Why do we treat a suspect's protests of innocence as pro forma denials, but take every nugget of information from police, no matter how anonymously sourced, as a breakthrough? If the goal is to find the truth, why do we use the word ''setback" to describe the fact that two rape victims did not identify Littlejohn in police lineups as their assailant?

Even as the media hysteria against Littlejohn built last week, the City of Boston agreed to pay $3.2 million to a man who had been wrongly convicted in the rape of an Emerson College student.

That was one of more than a score of cases in the past two decades in Boston alone in which prosecutors sent the wrong man to prison, sometimes for years, often for the city's most notorious crimes. Think Donnell Johnson, who did five years for the murder of a 9-year-old boy, a murder he did not commit.

Those miscarriages of justice are cautionary tales. If Littlejohn is guilty, evidence will tie him to the crime. But am I the only one in Boston who gets shivers reading that detectives are going door to door interrogating every young black man in Littlejohn's Queens neighborhood who might have been an accomplice?

Remember, Mission Hill is not just where St. Guillen grew up; it's the neighborhood that police turned upside down in the Stuart case in a single-minded search for a phantom black man in a black sweat suit. Didn't we learn anything about probable cause in 1989?

Does no one else feel queasy when a cop attributes to fear a rape victim's failure to ID Littlejohn as her assailant? ''We think the victim got scared," an anonymous source told the Herald.

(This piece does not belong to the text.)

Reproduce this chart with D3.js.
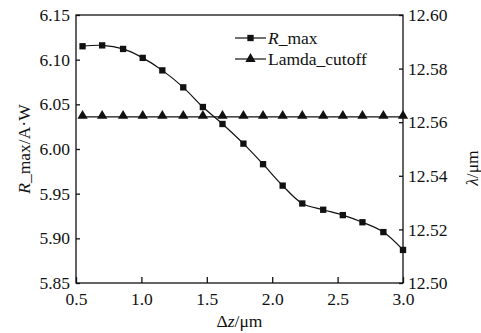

Or maybe he is not the guy.

When Stuart did not pick Willie Bennett out of a police lineup, police sources insisted that Bennett looked ''most like" the man who shot Stuart and his pregnant wife. ''That's the guy," an anonymous cop told the Globe days before we learned that Stuart himself was responsible for his wife's murder.

Last week, The New York Post ran a photograph of Darryl Littlejohn on Page One under a headline that read: ''IT'S HIM." Maybe it is, but let's not put the conviction before the arrest. It's worth remembering that, despite all the Page One headlines, it was not Willie Bennett and it was not Jesus Carrasquillo.